When looking back at the charts from the golden age of a million singles, let’s remember that for a time in the 1980s, the singles charts were determined NOT by actual total sales, but by the sales in only 250 “chart return” designated stores. Interestingly enough, shopping in such stores was a different experience to marching into whichever Main Street store would offer a 7” single for £1.49 or whatever, to popping into, say, “Lullaby of Broadway”, a small independent store in West Ealing (London, W13), would see a treasure trove of special versions e.g. coloured vinyl, double disc, free 5 track cassette version, double 12” version etc. etc. All of which I still have copies of and can name if required!
The times have changed so the methodology for counting has had to change. It isn’t perfect, but it never was. Journalists will always look for the easy and catchy headline, that’s the only thing that won’t change!
You are missing the point Phil. We know that the ‘main’ singles chart is an amalgam of actual sales, streams, digital downloads etc. but the point is it is dominated to such an extent by streams that it has become meaningless. I’m sure at some point ‘consumption’ was made up of a third streams, a third downloads and a third actual physical sales, and in that scenario ‘converting’ streams into sales makes sense because ‘sales’ was still the dominant driver. Now that it’s 90% streams for most of the chart it is borderline ludicrous to convert these into ‘sales’ using their method and say “here is the overall sales chart”. Last Christmas had 40k ‘sales’ of which in reality there was only 1555. They are saying, “we have virtually no sales, but because that doesn’t sound very good we are going to pretend streams are sales and hope you don’t notice”. Music Week’s twitter post earlier in the week spoke of a “sales momentum” for Last Christmas!! The language is totally ridiculous and misleading.
A fascinating article and you definitely raise some good points. I’ve been a chart fan for many years and whilst I still keep an eye on the charts there is very little in the chart each week I actually listen to . I don’t think streaming is the same as buying but I also don’t think we should be going backwards as a sales chart at this point would be embarrassing by announcing a no.1 that sold a few hundred copies . The Christmas no.1 week is about the only chart week now that has any interesting chart action so if you now remove all the Christmas songs all were left with is the usual Ed sheeran action . It’s a difficult one as in a way it has ruined a fascinating chart record but on the other hand wham getting another no.1 is surely not a bad thing ? I suspect given the fact that Mariah and wham having now both finally got to no.1 the rules are likely to reviewed again . I honestly don’t think George Michael if he was still alive would have been unhappy getting another no.1 . The charts are no longer what they were and they never will be again
Excellent article, Paul, and a good subject to start off the New Year with!

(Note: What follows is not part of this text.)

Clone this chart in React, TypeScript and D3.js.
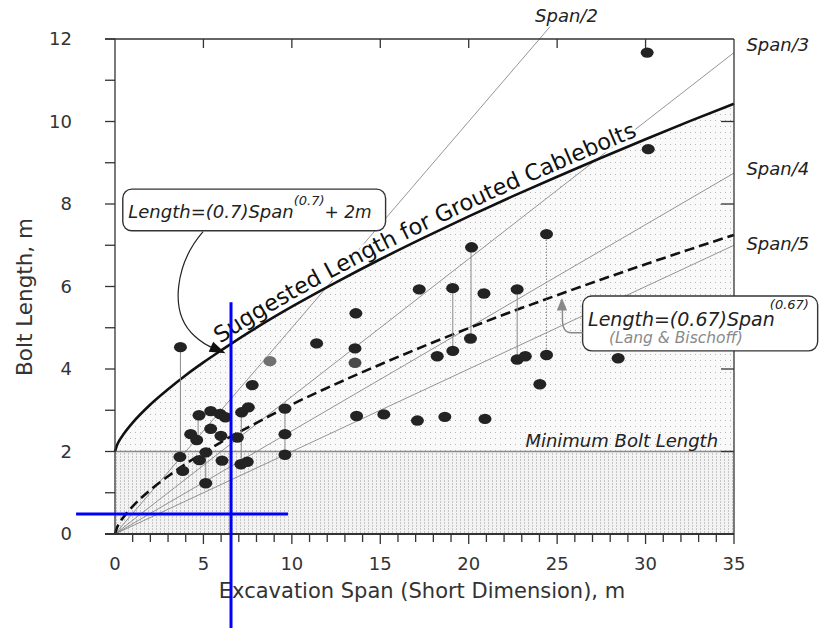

I understand your pr0blem with ‘rewriting history’ and I agree that plays are not sales. As someone who grew up in the ‘60s and still has an entire series of “The Guinness Book of Hit Singles”, I certainly regret the demise of the charts as we once knew them but I also understand the continuing need for a way of measuring the popularity of today’s songs. Having read your article and everyone’s comments, I think that the most relevant points are the following, with the final one providing some comfort!
Jerome: I think it’s reasonable for the music industry (and thus, the charts) to try their best to stay current and reflect people’s current, actual listening habits, which is what they are doing by factoring the current streaming ratios the way that they do.
Adam W: There are already [separate charts], have been forever. Take your pick:
Physical: https://www.officialcharts.com/charts/physical-singles-chart/
Downloads: https://www.officialcharts.com/charts/singles-downloads-chart/
Streaming: https://www.officialcharts.com/charts/audio-streaming-chart/
Jeff Schumacher: The Wikipedia page for Wham!’s discography (Singles) now shows a peak of #2 for the double A-Side “Everything She Wants/Last Christmas”. If you go down to “Last Christmas” – re-issue & re-entry positions, that’s the only place it shows the #1 peak.
Matt Wells: The problem isn’t with the chart company, it’s not even with streaming, it’s the reporting of the story that’s the problem.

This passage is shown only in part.